As you can see there, lichens may be able to survive on Mars also.
So far these are relatively short duration experiments.
There is also good evidence of liquid water on Mars at least sporadically in geologically recent past from the Phoenix isotope results. And indirect evidence suggesting there probably are micro habitats of liquid water there right now - thin layers and droplets a few mm across, for instance on interface between ice and salt, that form for a few hours a year.
This means of course, that we can be more optimistic also about the possibility of finding life on Mars.
I think we should be cautious about introducing life to the surface of Mars for the time being however, and indeed it is Planetary Protection policy at the moment to keep Mars free of Earth life so that we can study it as it is now.
Terraforming is not as easy and straightforward as you might think from some science fiction stories.
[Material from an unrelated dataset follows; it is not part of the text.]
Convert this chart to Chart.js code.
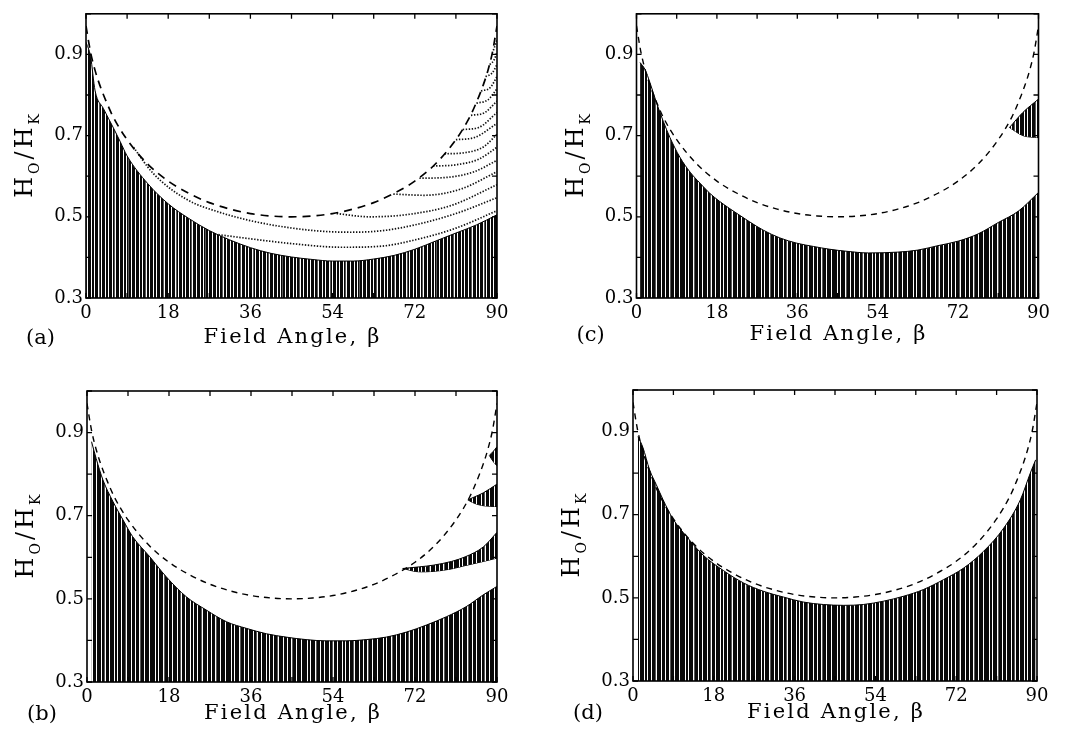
<!DOCTYPE html>
<html lang="en">
<head>
<meta charset="UTF-8">
<title>Switching field vs field angle</title>
<script src="https://cdn.jsdelivr.net/npm/chart.js"></script>
<style>
  body { margin: 0; background: #fff; width: 1069px; height: 743px; position: relative; overflow: hidden; }
  .panel { position: absolute; }
</style>
</head>
<body>
<div class="panel" style="left:0;top:0"><canvas id="panelA" width="530" height="370"></canvas></div>
<div class="panel" style="left:530px;top:0"><canvas id="panelC" width="539" height="370"></canvas></div>
<div class="panel" style="left:0;top:370px"><canvas id="panelB" width="530" height="373"></canvas></div>
<div class="panel" style="left:530px;top:370px"><canvas id="panelD" width="539" height="373"></canvas></div>
<script>
// dashed boundary, same in all four panels
const dashX = [0, 1, 2, 3, 4.5, 6, 9, 13.5, 18, 22.5, 27, 31.5, 36, 40.5, 45, 49.5, 54, 58.5, 63, 67.5, 72, 76.5, 81, 84, 85.5, 87, 88, 89, 90];
const dashY = [0.97, 0.905, 0.86, 0.825, 0.782, 0.745, 0.69, 0.63, 0.588, 0.558, 0.535, 0.519, 0.508, 0.502, 0.5, 0.502, 0.508, 0.519, 0.535, 0.558, 0.588, 0.63, 0.69, 0.745, 0.782, 0.825, 0.86, 0.905, 0.97];

// x / y tick values that carry a label
const xTicks = [0, 18, 36, 54, 72, 90];
const yTicks = [0.3, 0.5, 0.7, 0.9];

// (a) hatched region and dotted branches
const aFillX = [0, 1, 2, 3.8, 6, 7.5, 9, 13.5, 18, 22.5, 27, 31.5, 36, 40.5, 45, 49.5, 54, 58.5, 63, 67.5, 72, 76.5, 81, 85.5, 90];
const aFillY = [0.93, 0.895, 0.81, 0.767, 0.719, 0.685, 0.65, 0.582, 0.532, 0.496, 0.466, 0.443, 0.424, 0.41, 0.401, 0.395, 0.391, 0.391, 0.396, 0.405, 0.42, 0.44, 0.46, 0.48, 0.505];
const aLongX = [10.4, 14.7, 22, 29.3, 36.6, 44, 51, 58, 65, 72, 81, 90];
const aLongY = [0.671, 0.607, 0.543, 0.511, 0.489, 0.474, 0.465, 0.462, 0.466, 0.48, 0.508, 0.547];
const aLowX = [29, 36.6, 45, 56, 65, 72, 81, 90];
const aLowY = [0.456, 0.445, 0.434, 0.425, 0.428, 0.443, 0.472, 0.515];
const aBranchX = [
  [54.9, 62, 70, 80, 90], [67.3, 74, 82, 90], [73, 79, 85, 90], [76, 81, 86, 90],
  [78.5, 83, 87, 90], [81, 85, 90], [82.5, 86, 90], [84.3, 87.2, 90],
  [85.5, 88, 90], [86.5, 88.5, 90], [87.5, 89, 90], [88.4, 89.3, 90], [89.2, 90]
];
const aBranchY = [
  [0.508, 0.5, 0.505, 0.528, 0.579], [0.556, 0.553, 0.568, 0.611], [0.595, 0.597, 0.611, 0.639], [0.625, 0.628, 0.642, 0.671],
  [0.655, 0.658, 0.672, 0.703], [0.69, 0.695, 0.73], [0.715, 0.72, 0.757], [0.75, 0.756, 0.785],
  [0.78, 0.788, 0.815], [0.81, 0.818, 0.845], [0.845, 0.855, 0.875], [0.875, 0.885, 0.905], [0.91, 0.935]
];

// (b) hatched region and wedges
const bFillX = [1, 2, 3.5, 5.7, 7.9, 10, 13.8, 17.4, 21.8, 26.2, 30.6, 35, 39.4, 43.7, 48.1, 52.5, 56.9, 61.3, 65.7, 70.1, 74.5, 78.9, 83.2, 86.9, 90];
const bFillY = [0.878, 0.838, 0.786, 0.734, 0.69, 0.65, 0.601, 0.553, 0.505, 0.473, 0.445, 0.429, 0.416, 0.408, 0.402, 0.399, 0.399, 0.402, 0.408, 0.42, 0.437, 0.457, 0.481, 0.509, 0.53];
const bWedgeX = [[69.3, 73, 76, 80, 83, 87, 90], [83.6, 85, 87, 90], [88.3, 89.2, 90]];
const bWedgeTop = [[0.573, 0.577, 0.581, 0.59, 0.601, 0.625, 0.66], [0.738, 0.745, 0.755, 0.776], [0.845, 0.855, 0.866]];
const bWedgeBot = [[0.573, 0.565, 0.566, 0.572, 0.58, 0.59, 0.598], [0.738, 0.73, 0.724, 0.722], [0.845, 0.83, 0.82]];

// (c) hatched region and wedge
const cFillX = [0.8, 1.9, 3, 4.5, 6, 7.5, 9.7, 12, 14.2, 16.4, 18.6, 20.9, 23.2, 25.4, 28.4, 32.1, 35.9, 39.6, 43.3, 47.1, 51.9, 58.5, 63, 67.5, 72, 76.5, 81, 85.5, 90];
const cFillY = [0.88, 0.863, 0.831, 0.78, 0.735, 0.695, 0.647, 0.61, 0.583, 0.558, 0.538, 0.52, 0.503, 0.487, 0.467, 0.448, 0.435, 0.427, 0.42, 0.415, 0.411, 0.413, 0.418, 0.429, 0.44, 0.458, 0.486, 0.514, 0.56];
const cWedgeX = [[83.5, 86.5, 90]];
const cWedgeTop = [[0.72, 0.757, 0.79]];
const cWedgeBot = [[0.72, 0.7, 0.695]];

// (d) hatched region
const dFillX = [1.1, 2.2, 3.7, 5.2, 6.7, 8.9, 11.9, 15.6, 20.1, 24.6, 29, 33.5, 37.9, 42.4, 46.9, 51.3, 55.8, 60.3, 64.7, 69.2, 73.7, 78.1, 82.6, 86.3, 88.5, 89.7];
const dFillY = [0.888, 0.862, 0.808, 0.772, 0.736, 0.69, 0.648, 0.603, 0.566, 0.536, 0.516, 0.502, 0.49, 0.484, 0.482, 0.484, 0.492, 0.504, 0.52, 0.544, 0.572, 0.612, 0.668, 0.736, 0.80, 0.832];

// vertical hatching used for the filled regions
function makeHatch(code) {
  const c = document.createElement('canvas');
  c.width = code.length; c.height = 4;
  const g = c.getContext('2d');
  for (let i = 0; i < code.length; i++) {
    g.fillStyle = code[i] === '1' ? '#080808' : code[i] === '2' ? '#5a5a5a' : '#fff';
    g.fillRect(i, 0, 1, 4);
  }
  return g.createPattern(c, 'repeat');
}
const hatchLight = makeHatch('11011101120111011011102101110110111012011101110110121101110111011011201101110');
const hatchDark = makeHatch('1110110111102111011101111011201110111101101110111201111011101110211101111011');

const pts = (xs, ys) => xs.map((x, i) => ({ x, y: ys[i] }));

function dashedSet(bold) {
  return { data: pts(dashX, dashY), borderColor: '#000', borderWidth: bold ? 1.7 : 1.4,
    borderDash: bold ? [8, 6] : [6, 5], pointRadius: 0, fill: false, cubicInterpolationMode: 'monotone' };
}
function dottedSet(xs, ys) {
  return { data: pts(xs, ys), borderColor: '#111', borderWidth: 1.7, borderDash: [1.4, 1.6],
    pointRadius: 0, fill: false, cubicInterpolationMode: 'monotone' };
}
function fillSet(xs, ys, hatch) {
  return { data: pts(xs, ys), borderColor: '#000', borderWidth: 1, backgroundColor: hatch,
    pointRadius: 0, fill: 'start', cubicInterpolationMode: 'monotone' };
}
function wedgeSets(xs, top, bot) {
  const out = [];
  xs.forEach((x, i) => {
    out.push({ data: pts(x, top[i]), borderColor: '#000', borderWidth: 1, backgroundColor: hatchDark,
      pointRadius: 0, fill: '+1', cubicInterpolationMode: 'monotone' });
    out.push({ data: pts(x, bot[i]), borderColor: '#000', borderWidth: 1,
      pointRadius: 0, fill: false, cubicInterpolationMode: 'monotone' });
  });
  return out;
}

// frame, inward ticks on all sides, panel letter, x title and the y title with subscripts
const framePlugin = {
  id: 'frame',
  afterDraw(chart, args, opts) {
    const { ctx, chartArea: a } = chart;
    const xs = chart.scales.x, ys = chart.scales.y;
    ctx.save();
    ctx.strokeStyle = '#000';
    ctx.lineWidth = 1.6;
    ctx.strokeRect(a.left, a.top, a.right - a.left, a.bottom - a.top);
    ctx.lineWidth = 1.3;
    ctx.beginPath();
    xs.ticks.forEach(t => {
      const px = xs.getPixelForValue(t.value);
      ctx.moveTo(px, a.bottom); ctx.lineTo(px, a.bottom - 5);
      ctx.moveTo(px, a.top); ctx.lineTo(px, a.top + 5);
    });
    ys.ticks.forEach(t => {
      const py = ys.getPixelForValue(t.value);
      ctx.moveTo(a.left, py); ctx.lineTo(a.left + 5, py);
      ctx.moveTo(a.right, py); ctx.lineTo(a.right - 5, py);
    });
    ctx.stroke();

    ctx.fillStyle = '#000';
    ctx.textBaseline = 'middle';
    ctx.font = '21px "DejaVu Serif"';
    ctx.textAlign = 'left';
    ctx.fillText(opts.label, a.left - 60, a.bottom + opts.gap + 1);

    ctx.font = '21px "DejaVu Serif"';
    ctx.letterSpacing = '2.2px';
    ctx.textAlign = 'center';
    ctx.fillText(opts.xTitle, (a.left + a.right) / 2 + 1, a.bottom + opts.gap);
    ctx.letterSpacing = '0px';

    ctx.translate(a.left - 54, (a.top + a.bottom) / 2);
    ctx.rotate(-Math.PI / 2);
    const big = '24px "DejaVu Serif"', small = '14px "DejaVu Serif"';
    const parts = [['H', big, 0], ['O', small, 7], ['/', big, 0], ['H', big, 0], ['K', small, 7]];
    let total = 0;
    parts.forEach(p => { ctx.font = p[1]; p.push(ctx.measureText(p[0]).width); total += p[3]; });
    total += 3 * (parts.length - 1);
    let cx = -total / 2;
    ctx.textAlign = 'left';
    ctx.textBaseline = 'alphabetic';
    parts.forEach(p => { ctx.font = p[1]; ctx.fillText(p[0], cx, p[2]); cx += p[3] + 3; });
    ctx.restore();
  }
};

const tickFont = { family: 'DejaVu Serif', size: 18 };

function panel(id, geo, label, datasets) {
  const canvas = document.getElementById(id);
  const xH = geo.gap + 13;
  new Chart(canvas, {
    type: 'line',
    data: { datasets },
    plugins: [framePlugin],
    options: {
      responsive: false,
      animation: false,
      layout: { padding: { left: 0, top: geo.top, right: canvas.width - geo.right, bottom: canvas.height - geo.bottom - xH } },
      plugins: { legend: { display: false }, tooltip: { enabled: false },
        frame: { label, gap: geo.gap, xTitle: 'Field Angle, β' } },
      scales: {
        x: {
          type: 'linear', min: 0, max: 90,
          grid: { display: false, drawTicks: false, tickLength: 0 }, border: { display: false },
          ticks: { stepSize: 9, autoSkip: false, maxRotation: 0, padding: 5, color: '#000', font: tickFont,
            callback: v => xTicks.includes(v) ? String(v) : '' },
          afterFit: s => { s.height = xH; }
        },
        y: {
          min: 0.3, max: 1.0,
          grid: { display: false, drawTicks: false, tickLength: 0 }, border: { display: false },
          ticks: { stepSize: 0.1, autoSkip: false, padding: 3, color: '#000', font: tickFont,
            callback: v => { const r = Math.round(v * 10) / 10; return yTicks.includes(r) ? r.toFixed(1) : ''; } },
          afterFit: s => { s.width = geo.left; }
        }
      }
    }
  });
}

panel('panelA', { left: 86, right: 497, top: 6, bottom: 298, gap: 40 }, '(a)', [
  dashedSet(true),
  dottedSet(aLongX, aLongY),
  dottedSet(aLowX, aLowY),
  ...aBranchX.map((xs, i) => dottedSet(xs, aBranchY[i])),
  fillSet(aFillX, aFillY, hatchLight)
]);

panel('panelC', { left: 106.5, right: 508.5, top: 6, bottom: 298, gap: 37 }, '(c)', [
  dashedSet(false),
  ...wedgeSets(cWedgeX, cWedgeTop, cWedgeBot),
  fillSet(cFillX, cFillY, hatchDark)
]);

panel('panelB', { left: 87, right: 497, top: 21, bottom: 312, gap: 32 }, '(b)', [
  dashedSet(false),
  ...wedgeSets(bWedgeX, bWedgeTop, bWedgeBot),
  fillSet(bFillX, bFillY, hatchDark)
]);

panel('panelD', { left: 103, right: 507, top: 20, bottom: 311, gap: 32 }, '(d)', [
  dashedSet(false),
  fillSet(dFillX, dFillY, hatchDark)
]);
</script>
</body>
</html>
It took millions of years on the Earth, and for Mars, the most optimistic suggest a thousand years to get to the point where you have extensive Earth like vegetation on Mars, without oxygen, and a few more millennia to get an oxygen rich atmosphere (that's the Mars Society, who have as their objective Mars surface colonization).
Also Mars is different from Earth also in many ways.
For some of the things that could go wrong and some of the issues:
And before you can make significant amounts of oxygen from the Mars atmosphere, then you need to capture the carbon, not just cycle it through, because photosynthesis works by carbon capture, to a thickness of several meters over entire surface of Mars. If you do it just by covering Mars with green vegetation that's likely to take many millennia possibly 100,000 years - and that's if it worked, with many things that could go wrong and need for high technology for those thousands of years (e.g. space mirrors or greenhouse gas generating factories or probably both to keep Mars warm enough).
So that's not as easy as imagined in some of the science fiction stories.
MAKING ALL THE OXYGEN AND FOOD YOU NEED IN A HABITAT
As for using them to create oxygen inside of habitats, theoretically 8 square meters of algae is enough to produce enough oxygen for one human being, and 40 square meters is enough to produce all the food and oxygen for one human.
However such ideas have never yet been tested in space.
If we started on that now, then maybe it wouldn't be that long before we also crack the remaining problems and have Biosphere II type installations in space more or less completely self contained.
However so far we haven't yet flown any experiments to space that generate all the oxygen a human needs from algae or with the astronauts eating food grown in space. Some experiments with plants grown in the ISS but no actual tests involving humans breathing oxygen generated by algae and eating food grown in space, AFAIK - certainly no attempt yet at a closed or semi closed habitat of this type in space.